#### Aim of the task:
From the listing below, output the lines between the one with "Rebuild this chart" and the one with "const yTicks = [460, 470, 480, 490, 500, 510, 520]", including those two, and nothing else. Pictures are not copied.

#### Material provided:

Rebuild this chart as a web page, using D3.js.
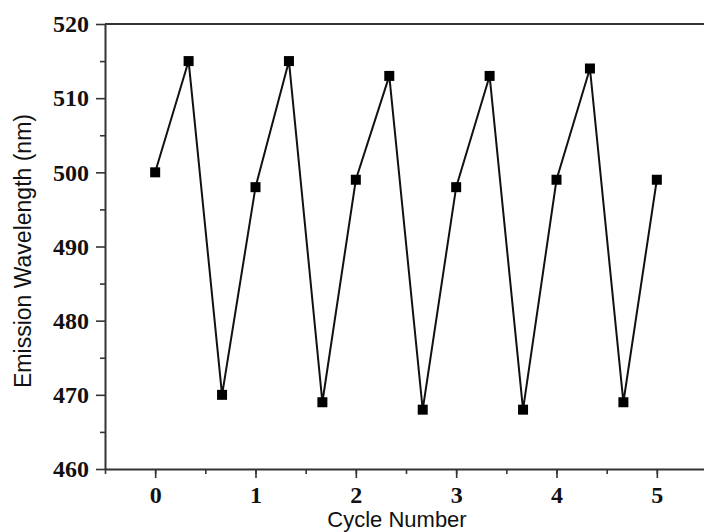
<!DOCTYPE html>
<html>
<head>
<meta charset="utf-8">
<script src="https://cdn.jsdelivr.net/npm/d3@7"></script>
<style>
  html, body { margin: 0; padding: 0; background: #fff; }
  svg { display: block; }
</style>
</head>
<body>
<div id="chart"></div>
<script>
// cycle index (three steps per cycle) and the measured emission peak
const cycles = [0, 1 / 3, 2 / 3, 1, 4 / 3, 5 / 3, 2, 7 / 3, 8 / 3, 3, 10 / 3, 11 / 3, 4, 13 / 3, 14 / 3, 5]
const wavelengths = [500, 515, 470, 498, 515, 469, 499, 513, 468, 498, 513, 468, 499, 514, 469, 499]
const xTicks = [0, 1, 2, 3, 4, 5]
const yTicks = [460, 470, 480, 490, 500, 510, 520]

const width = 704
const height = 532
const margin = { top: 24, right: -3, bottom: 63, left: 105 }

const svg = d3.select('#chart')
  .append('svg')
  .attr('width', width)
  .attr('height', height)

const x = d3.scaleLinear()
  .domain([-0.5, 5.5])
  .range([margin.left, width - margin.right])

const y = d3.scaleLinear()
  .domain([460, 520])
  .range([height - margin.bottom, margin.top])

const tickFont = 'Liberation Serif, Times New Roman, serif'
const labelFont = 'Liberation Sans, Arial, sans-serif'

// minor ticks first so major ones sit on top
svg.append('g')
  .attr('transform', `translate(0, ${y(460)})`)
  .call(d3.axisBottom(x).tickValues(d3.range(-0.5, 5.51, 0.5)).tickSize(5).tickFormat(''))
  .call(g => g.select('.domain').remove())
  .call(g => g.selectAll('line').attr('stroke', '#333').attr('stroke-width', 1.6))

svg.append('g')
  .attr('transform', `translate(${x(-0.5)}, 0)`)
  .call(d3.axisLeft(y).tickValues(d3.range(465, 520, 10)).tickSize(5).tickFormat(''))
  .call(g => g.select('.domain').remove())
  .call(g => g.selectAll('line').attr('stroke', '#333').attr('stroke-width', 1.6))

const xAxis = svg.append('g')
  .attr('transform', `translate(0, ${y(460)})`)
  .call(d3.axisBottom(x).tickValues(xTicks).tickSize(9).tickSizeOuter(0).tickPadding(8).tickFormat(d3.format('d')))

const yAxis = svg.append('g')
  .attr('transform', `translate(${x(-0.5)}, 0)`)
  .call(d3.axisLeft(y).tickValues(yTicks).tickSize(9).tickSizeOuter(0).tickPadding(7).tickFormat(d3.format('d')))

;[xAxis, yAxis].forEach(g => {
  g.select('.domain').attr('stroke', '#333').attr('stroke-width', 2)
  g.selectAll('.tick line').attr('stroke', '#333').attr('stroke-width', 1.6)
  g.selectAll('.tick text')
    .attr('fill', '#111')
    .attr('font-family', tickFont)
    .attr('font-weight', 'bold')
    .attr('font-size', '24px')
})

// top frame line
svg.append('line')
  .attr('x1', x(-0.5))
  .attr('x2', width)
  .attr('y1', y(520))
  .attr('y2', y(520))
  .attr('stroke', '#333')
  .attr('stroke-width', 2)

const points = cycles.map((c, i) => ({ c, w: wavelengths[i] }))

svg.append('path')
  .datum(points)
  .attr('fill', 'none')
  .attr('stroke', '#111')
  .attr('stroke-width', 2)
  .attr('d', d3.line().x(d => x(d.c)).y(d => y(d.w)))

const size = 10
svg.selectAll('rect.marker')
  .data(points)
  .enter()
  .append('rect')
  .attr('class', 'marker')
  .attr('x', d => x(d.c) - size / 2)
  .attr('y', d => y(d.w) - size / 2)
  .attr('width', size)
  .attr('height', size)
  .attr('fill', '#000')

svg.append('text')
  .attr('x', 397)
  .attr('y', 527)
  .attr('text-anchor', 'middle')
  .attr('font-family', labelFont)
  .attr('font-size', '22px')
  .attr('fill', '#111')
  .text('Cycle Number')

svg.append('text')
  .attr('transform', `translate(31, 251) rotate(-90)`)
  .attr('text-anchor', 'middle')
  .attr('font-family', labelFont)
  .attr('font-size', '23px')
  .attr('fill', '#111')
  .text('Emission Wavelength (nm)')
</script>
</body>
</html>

---

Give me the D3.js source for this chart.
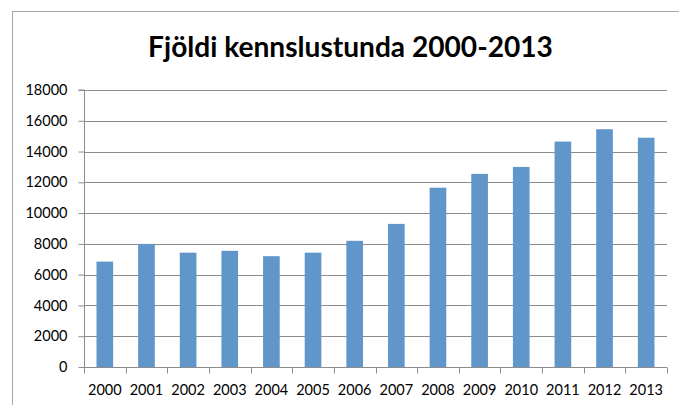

#### Exercise response:
Rebuild this chart as a web page, using D3.js.
<!DOCTYPE html>
<html>
<head>
<meta charset="utf-8">
<script src="https://cdn.jsdelivr.net/npm/d3@7"></script>
<style>
  html, body { margin: 0; padding: 0; background: #fff; }
  svg { display: block; }
</style>
</head>
<body>
<div id="chart"></div>
<script>
// cycle index (three steps per cycle) and the measured emission peak
const cycles = [0, 1 / 3, 2 / 3, 1, 4 / 3, 5 / 3, 2, 7 / 3, 8 / 3, 3, 10 / 3, 11 / 3, 4, 13 / 3, 14 / 3, 5]
const wavelengths = [500, 515, 470, 498, 515, 469, 499, 513, 468, 498, 513, 468, 499, 514, 469, 499]
const xTicks = [0, 1, 2, 3, 4, 5]
const yTicks = [460, 470, 480, 490, 500, 510, 520]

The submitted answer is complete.